The feed water flows continuously across the membrane and the rejected solids get into the back flow and is sent to the reject port. This process continues without clogging the membrane.

RO process is very effective in the removal of inorganic chemical content like chlorides, nitrates , fluorides, lead, copper, mercury, sulfates, calcium, and magnesium in addition to the removal of physical and microbial impurities.


Maintenance Operations

The filtration units (pre-treatment) will have to be periodically backwashed to ensure the removal of accumulated physical contaminants. The level of anti-scalant chemical will have to be monitored and periodically refilled. The UV lamp has to be checked for any drop in intensity.
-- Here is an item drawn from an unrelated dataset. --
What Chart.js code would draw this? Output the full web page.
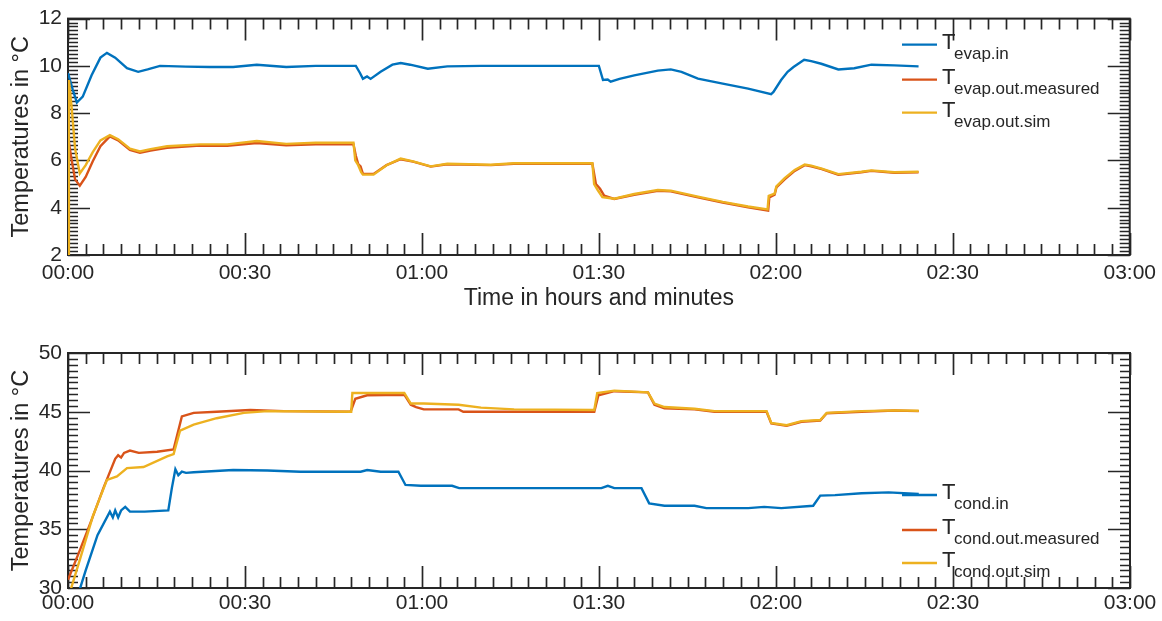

No amount of pretreatment will completely eliminate long-term fouling of the membranes and hence periodical cleaning of the membrane is vital and absolutely necessary. Generally, the periodicity of membrane cleaning is dictated by a reduction in the permeate (product water) flow or permeate (product water) quality. As a result of concentration polarization with RO membranes, a drop in product water quality may signal the onset of fouling before a drop in permeate flow. Large RO systems are equipped with automatic units to backflush the membrane at a preset frequency. Apart from this routine backflushing, chemical cleaning may be required once in every six months depending upon the fouling potential of the feedstream.

Proper design, engineering perfection and sound maintenance will result in reduced running cost of the plant.